When the government worries us, it would seem that people turn to literature for guidance: the discovery of PRISM, an online surveillance program developed by U.S. intelligence organizations, has led to a remarkable spike in sales for George Orwell’s dystopian classic, 1984.
The book’s sales rank jumped from #7,636 to #123 in just 24 hours on Amazon.com, and it is clear that the information released about the NSA’s surveillance efforts is the primary cause. A representative of Penguin (who publishes the novel) told Today via email: “The current coverage has translated in a surge in mentions and conversations about Orwell’s classic providing new platforms of discovery to bring readers to the book.” And yes, they have taken into account the kids who are reading the book for summer programs. The current surge had more than that to account for, it would seem.
Less surprising is that the book has been named-checked by both pro and anti-PRISM politicians—it wouldn’t be the first time 1984 has been brought into the political arena, and it surely won’t be the last.

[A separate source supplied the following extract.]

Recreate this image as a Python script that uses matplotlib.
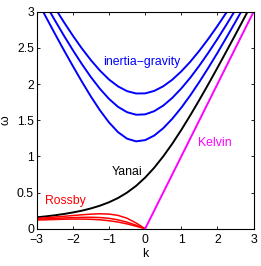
#!/usr/bin/env python3
import matplotlib
matplotlib.use("Agg")
import matplotlib.pyplot as plt

# wavenumber grid the values were read at
k = [-3.0, -2.75, -2.5, -2.25, -2.0, -1.75, -1.5, -1.25, -1.0, -0.75, -0.5, -0.25,
     0.0, 0.25, 0.5, 0.75, 1.0, 1.25, 1.5, 1.75, 2.0, 2.25, 2.5, 2.75, 3.0]

# inertia-gravity branches, n = 1, 2, 3
ig1 = [3.167, 2.932, 2.699, 2.471, 2.249, 2.033, 1.827, 1.637, 1.470, 1.335, 1.245, 1.208,
       1.225, 1.288, 1.389, 1.520, 1.673, 1.844, 2.030, 2.226, 2.431, 2.644, 2.861, 3.084, 3.310]
ig2 = [3.324, 3.101, 2.884, 2.672, 2.469, 2.276, 2.096, 1.934, 1.795, 1.685, 1.611, 1.576,
       1.581, 1.625, 1.702, 1.808, 1.939, 2.088, 2.255, 2.434, 2.623, 2.822, 3.027, 3.238, 3.455]
ig3 = [3.474, 3.262, 3.056, 2.858, 2.669, 2.492, 2.330, 2.186, 2.063, 1.968, 1.902, 1.870,
       1.871, 1.905, 1.969, 2.060, 2.175, 2.309, 2.461, 2.626, 2.803, 2.990, 3.185, 3.386, 3.594]

# Yanai (mixed Rossby-gravity)
yanai = [0.158, 0.171, 0.186, 0.204, 0.225, 0.250, 0.281, 0.319, 0.366, 0.425, 0.500, 0.593,
         0.707, 0.843, 1.000, 1.175, 1.366, 1.569, 1.781, 2.000, 2.225, 2.454, 2.686, 2.921, 3.158]

# Rossby branches, only k <= 0
k_ross = k[:13]
ross1 = [0.143, 0.152, 0.162, 0.172, 0.183, 0.193, 0.202, 0.207, 0.203, 0.185, 0.145, 0.080, 0.0]
ross2 = [0.131, 0.137, 0.143, 0.149, 0.154, 0.158, 0.159, 0.155, 0.144, 0.123, 0.091, 0.049, 0.0]
ross3 = [0.120, 0.124, 0.128, 0.132, 0.134, 0.134, 0.131, 0.124, 0.111, 0.093, 0.067, 0.035, 0.0]

# Kelvin
k_kel = [0.0, 3.0]
kelvin = [0.0, 3.0]

plt.rcParams['font.family'] = ['Liberation Sans', 'DejaVu Sans']

fig = plt.figure(figsize=(2.61, 2.66), dpi=100)
ax = fig.add_axes([0.1406, 0.140, 0.831, 0.816])

lw = 1.4
for w in (ig1, ig2, ig3):
    ax.plot(k, w, color='#0000ff', lw=lw)
ax.plot(k, yanai, color='k', lw=lw)
for w in (ross1, ross2, ross3):
    ax.plot(k_ross, w, color='#ff0000', lw=1.1)
ax.plot(k_kel, kelvin, color='#ff00ff', lw=lw)

fs = 8.8
ax.text(-0.1, 2.3, 'inertia\u2212gravity', color='#0000ff', fontsize=fs, ha='center', va='center')
ax.text(-0.5, 0.79, 'Yanai', color='k', fontsize=fs, ha='center', va='center')
ax.text(1.93, 1.18, 'Kelvin', color='#ff00ff', fontsize=fs, ha='center', va='center')
ax.text(-2.22, 0.385, 'Rossby', color='#ff0000', fontsize=fs, ha='center', va='center')

ax.set_xlim(-3, 3)
ax.set_ylim(0, 3)
ax.set_xticks([-3, -2, -1, 0, 1, 2, 3])
ax.set_yticks([0, 0.5, 1, 1.5, 2, 2.5, 3])
ax.set_yticklabels(['0', '0.5', '1', '1.5', '2', '2.5', '3'])
ax.set_xticklabels(['\u22123', '\u22122', '\u22121', '0', '1', '2', '3'])
ax.tick_params(direction='in', top=True, right=True, length=2.5, width=0.6,
               labelsize=fs)
ax.tick_params(axis='x', pad=4)
ax.tick_params(axis='y', pad=2)
for s in ax.spines.values():
    s.set_linewidth(0.8)
ax.set_xlabel('k', fontsize=fs, labelpad=1)
ax.set_ylabel('\u03c9', fontsize=fs, labelpad=4, rotation=90)

fig.savefig('out.png', dpi=100)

The representative from Penguin also pointed that the relevancy of the book has never truly waned, regardless of public feeling. Considering the novel’s permanent place on many school curriculums, the statement seems entirely apt. In addition, the National Journal noted that the first publication of PRISM’s existence came only a few days before the anniversary of 1984’s original release on June 8, 1949. Awkward...
The All-Seeing Eye is turning heads again. But what fascinates us most is our need to turn to science fiction when we’re uncertain of our future.